Recently there have been efforts to theoretically advance the understanding of immobility in the face of climate change, but there are still only limited empirical studies on the topic. In order to better understand immobility, I studied the Himalayan communities in Uttarakhand, India who are facing the twin challenges of climate change and outmigration. Disasters, erratic precipitation, rising temperatures, heat, receding glaciers and snowlines, cloudbursts and other environmental factors are impacting crop yields, livelihoods and the wellbeing of agrarian communities in the region. Rainfall volatility directly affects 70% of the population, who depend on agriculture for subsistence. There are no alternative livelihoods in the region due to its remoteness. Outmigration has led to the depopulation of villages that are left with locked houses, fallow lands and a few inhabitants – popularly called ‘ghost villages’. Yet there are some who stay. They remain in place and want to continue living in the places that they call home. So the question here is, why do people stay despite facing increasing migration pressures from changing climatic conditions? I did field research in Uttarakhand to find the answer.
An 84-year-old woman, living alone in a Khola village, erupts in anger:
‘I am still here. This is where I came after I got married, I was only 15. I built a life, raised children, and made a house. This is where I have lived all my life. I have my home, fields, community and our temple here so why should I move anywhere. Yes, people have outmigrated, that’s their decision. Though I still don’t understand why. But what about us? We are still here. Who is thinking about us?’

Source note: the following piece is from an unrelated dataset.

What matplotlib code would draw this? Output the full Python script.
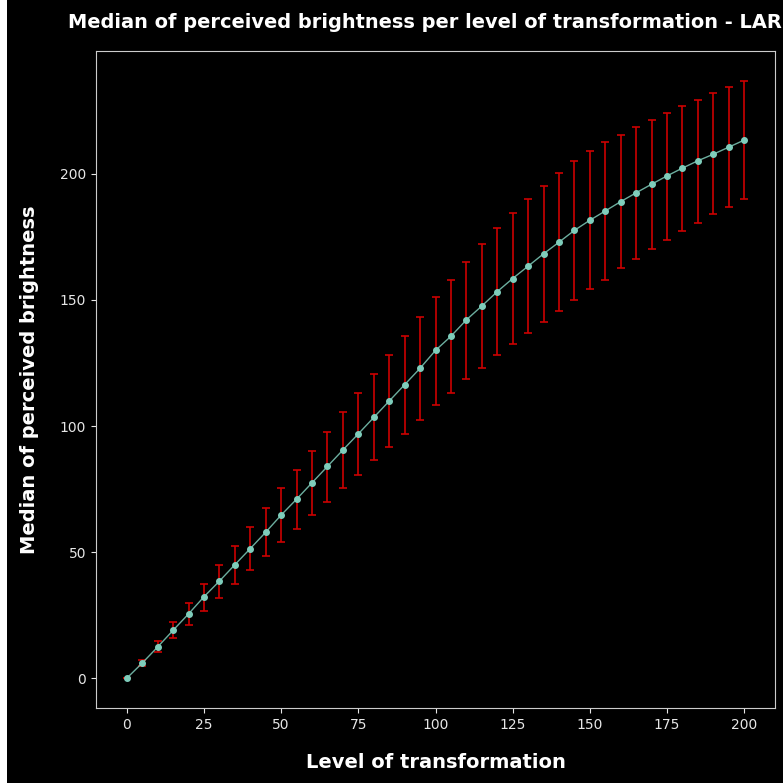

This quote represents the plight of those who want to remain in place and who are often overlooked. In my research, I found that there are complex motivations for staying. First, there are those who have livelihoods in addition to agriculture, for example, running a tea stall, tailoring, working as a driver, etc. These occupations hold them in place and also help them cope with risks in climate-sensitive sectors such as agriculture. Second, there are others who have a preference to remain – shaped by attachments to home, community and culture. However, this does not mean that those who choose to stay are somehow less vulnerable than those who have outmigrated. The majority of people who wanted to stay were also concerned about declining livelihood resources, reduced land productivity, decrease in crop yields, drying up of drinking water resources, increased outmigration and its impacts on agriculture labour and demographic structure, lack of any government support, and lack of insurance – indicating a low adaptive capacity.
Third, there are also those who want to migrate but do not have the capital, skills and social networks to do so. They are not able to move away from climate risk. These populations are often those who live in poverty, have limited social and financial resources, and are marginalised and underrepresented. In the absence of any supportive policies, these populations could become trapped as climate change continues to erode their livelihoods. Fourth are those who remain, and want to remain, but anticipate forced migration in the future due to deteriorating environmental conditions that put habitability in question, unless their needs for adaptation are met.
Community discussion underway in Nainital district, Uttarakhand, India. Picture by the author.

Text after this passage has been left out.